White House political adviser Karl Rove and press spokesman Ari
Fleischer were caught lying about why Bush took so long to return to the
White House September 11 after the suicide hijackings hit the World
Trade Center and the Pentagon. These officials peddled the story that the
White House had received a credible threat to Air Force One. It later
emerged that there was no such threat, and the story had been concocted
to provide a plausible explanation for Bush’s embarrassing conduct.
Now the same administration issues alerts about terrorist threats for the
entire United States without a single major media voice asking why, given
the previous lies, these alerts should be believed.

The administration initially pledged to release conclusive evidence of
Osama bin Laden’s role in the terrorist attacks—Colin Powell made the
promise on national television—but reversed itself abruptly. The
supposed evidence has never been produced. The American media
raised no hue and cry, and continues to repeat the official claims that the
guilt of bin Laden is incontrovertible.

White House, Pentagon shape coverage

With the onset of the bombing campaign, the effort by the White House
and Pentagon to dictate terms of press coverage of the war was stepped
up.

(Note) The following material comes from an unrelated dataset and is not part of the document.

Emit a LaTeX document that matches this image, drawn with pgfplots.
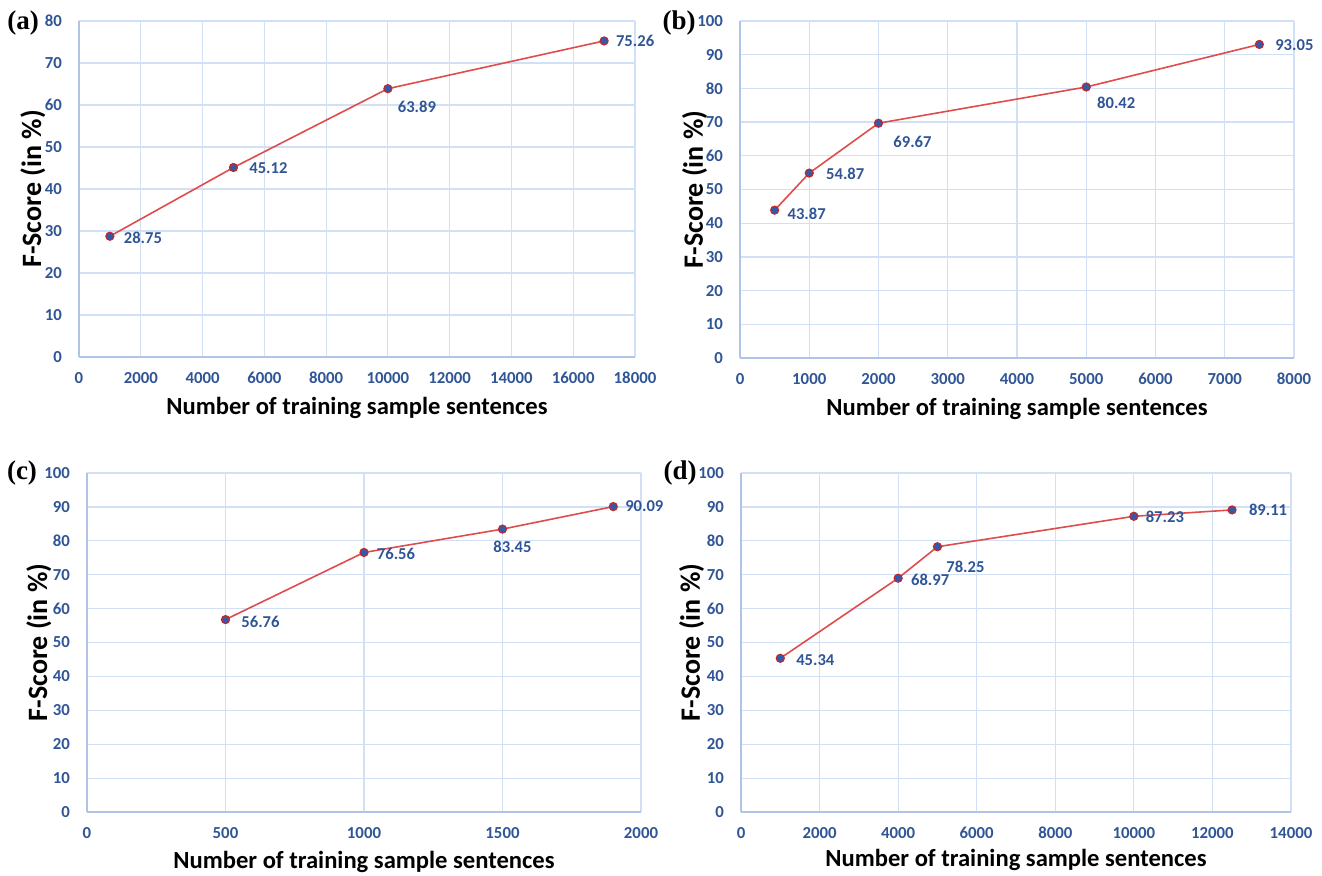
\documentclass[border=0pt]{standalone}
\usepackage{pgfplots}
\pgfplotsset{compat=1.18}
\usepackage{pgfplotstable}
\usepackage{fontspec}
\setmainfont{Carlito}
\newfontfamily\serifb{Liberation Serif}
\definecolor{tickblue}{RGB}{47,85,151}
\definecolor{gridblue}{RGB}{210,224,245}
\definecolor{axisblue}{RGB}{175,196,231}
\definecolor{linered}{RGB}{224,76,76}
\definecolor{markblue}{RGB}{50,90,170}
\definecolor{markred}{RGB}{192,40,45}

\pgfplotstableread{
x y dx dy lab
1000 28.75 16.5 -1 28.75
5000 45.12 17.5 -0.5 45.12
10000 63.89 14.5 -9 63.89
17000 75.26 15.5 0 75.26
}\dataA
\pgfplotstableread{
x y dx dy lab
500 43.87 16 -2 43.87
1000 54.87 18 -0.5 54.87
2000 69.67 17 -9.5 69.67
5000 80.42 15 -8 80.42
7500 93.05 17.5 -0.5 93.05
}\dataB
\pgfplotstableread{
x y dx dy lab
500 56.76 17.5 -1 56.76
1000 76.56 16 -0.5 76.56
1500 83.45 5 -9 83.45
1900 90.09 15.5 0 90.09
}\dataC
\pgfplotstableread{
x y dx dy lab
1000 45.34 17.5 -1 45.34
4000 68.97 16 -1 68.97
5000 78.25 14 -10 78.25
10000 87.23 15.5 -0.5 87.23
12500 89.11 18 0 89.11
}\dataD

\pgfplotsset{
  panel/.style={
    scale only axis,
    scaled ticks=false,
    axis x line*=bottom, axis y line*=left,
    axis line style={draw=axisblue, line width=0.9pt, -},
    grid=major,
    major grid style={draw=gridblue, line width=0.6pt},
    major tick length=0pt,
    tick label style={font=\fontsize{8.4}{9}\selectfont\bfseries, text=tickblue},
    /pgf/number format/assume math mode=true,
    /pgf/number format/1000 sep={},
    xticklabel style={yshift=-4pt},
    yticklabel style={xshift=-5pt},
    xlabel style={font=\fontsize{12.3}{14}\selectfont\bfseries, text=black},
    ylabel style={font=\fontsize{14}{16}\selectfont\bfseries, text=black},
    xlabel={Number of training sample sentences},
    ylabel={F-Score (in \%)},
    ymin=0, clip=false,
  },
  series/.style={
    draw=linered, line width=0.8pt,
    mark=*, mark size=2pt,
    mark options={fill=markblue, draw=markred, line width=0.6pt},
    point meta=explicit symbolic,
    nodes near coords,
    visualization depends on={\thisrow{dx} \as \dx},
    visualization depends on={\thisrow{dy} \as \dy},
    every node near coord/.append style={anchor=center, xshift=\dx, yshift=\dy,
      font=\fontsize{8.3}{9}\selectfont\bfseries, text=tickblue, inner sep=0pt},
  },
}

\begin{document}
\begin{tikzpicture}
\path[use as bounding box] (0,0) rectangle (661pt,437.5pt);

% (a)
\begin{axis}[panel, at={(39.5pt,259pt)}, anchor=south west,
  width=278pt, height=168pt,
  xmin=0, xmax=18000, xtick distance=2000,
  ymax=80, ytick distance=10,
  xlabel style={at={(axis description cs:0.5,-0.152)}, anchor=center},
  ylabel style={at={(axis description cs:-0.083,0.5)}, anchor=center}]
\addplot[series] table[x=x, y=y, meta=lab] {\dataA};
\end{axis}

% (b)
\begin{axis}[panel, at={(370pt,258.5pt)}, anchor=south west,
  width=277pt, height=168.5pt,
  xmin=0, xmax=8000, xtick distance=1000,
  ymax=100, ytick distance=10,
  xlabel style={at={(axis description cs:0.5,-0.151)}, anchor=center},
  ylabel style={at={(axis description cs:-0.082,0.5)}, anchor=center}]
\addplot[series] table[x=x, y=y, meta=lab] {\dataB};
\end{axis}

% (c)
\begin{axis}[panel, at={(43.5pt,31.5pt)}, anchor=south west,
  width=277pt, height=169.5pt,
  xmin=0, xmax=2000, xtick distance=500,
  ymax=100, ytick distance=10,
  xlabel style={at={(axis description cs:0.5,-0.147)}, anchor=center},
  ylabel style={at={(axis description cs:-0.087,0.5)}, anchor=center}]
\addplot[series] table[x=x, y=y, meta=lab] {\dataC};
\end{axis}

% (d)
\begin{axis}[panel, at={(370.5pt,31.5pt)}, anchor=south west,
  width=275pt, height=169.5pt,
  xmin=0, xmax=14000, xtick distance=2000,
  ymax=100, ytick distance=10,
  xlabel style={at={(axis description cs:0.5,-0.142)}, anchor=center},
  ylabel style={at={(axis description cs:-0.090,0.5)}, anchor=center}]
\addplot[series] table[x=x, y=y, meta=lab] {\dataD};
\end{axis}

\node[font=\serifb\bfseries\fontsize{13.5}{15}\selectfont] at (11.5pt,426pt) {(a)};
\node[font=\serifb\bfseries\fontsize{13.5}{15}\selectfont] at (339.5pt,426pt) {(b)};
\node[font=\serifb\bfseries\fontsize{13.5}{15}\selectfont] at (11pt,201pt) {(c)};
\node[font=\serifb\bfseries\fontsize{13.5}{15}\selectfont] at (340pt,201pt) {(d)};
\end{tikzpicture}
\end{document}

Bush’s national security adviser Condoleeza Rice called the five
television networks asking them to limit coverage of statements by
Osama bin Laden. Other officials suggested these statements might
contain coded instructions to terrorists. The networks immediately issued
a pledge of cooperation.

White House officials have responded to press criticism of the Bush
administration’s handling of the anthrax attacks by seeking to rebuke
reporters whose questions express skepticism about the government
response. Campbell Brown, an NBC White House correspondent, said
a top White House official telephoned her to complain of a hostile
question to newly appointed Director of Homeland Security Tom Ridge.
“To get an unsolicited phone call from a senior official at this White
House is very unusual,” she told the Washington Post.

The top executive at ABC News, David Westin, was raked over the
coals for remarks at a forum at the Columbia University journalism
school where he was asked whether the Pentagon was a “legitimate
military target.” Westin replied by distinguishing between his personal
revulsion at the loss of life on September 11 and his responsibility as a
journalist to describe the event accurately, including the motivation of
those responsible for the attack, who may have regarded the Pentagon in
that light.

The forum was broadcast by C-SPAN, and Westin’s comments were
lambasted by Internet gossip Matt Drudge, the New York Post, and
other voices of the right wing. Westin issued a public statement October
31, declaring, “I apologize for any harm that my misstatement may have
caused.”

In the war zone itself, the Pentagon systematically violates its own ground
rules for press coverage, which prescribe that the media should have
access to all major units and locations. Only a handful of reporters are on
the ground in Afghanistan, and these operate under the type of
self-censorship revealed in the CNN memo. Reporters are barred from
many US naval warships in the Indian Ocean as well as air bases in the
Middle East and Central Asia.

While the usual justification for such practices is the safety of the troops,
the Pentagon has never documented a single incident where press
coverage compromised “operational security.” Seventeen news
organizations were aware that the US was about to launch bombing raids
on Afghanistan at least 24 hours before the attacks began October 7, but
not a single one broke the story in advance.

Richard Reeves, a veteran liberal journalist, described the informal
wartime muzzling of the press in a recent column titled, “Truth in the
Packaging of War News.” He cited a 1982 Naval War College advisory
on press treatment, which prescribed the following rules: “Sanitize the
visual images of war, control media access to theaters, censor
information that could upset readers and viewers, exclude journalists who
would not write favorable stories.”

This was predictable for the military, Reeves wrote, but his main criticism
was of the submissive response of the media. “My gripe is with my own
business,” he explained. “The press, in general, prefers appearing
authoritative in war coverage to admitting that we are being manipulated
and lied to—and that we do not actually know what is going on,
particularly in the early combat of any war.”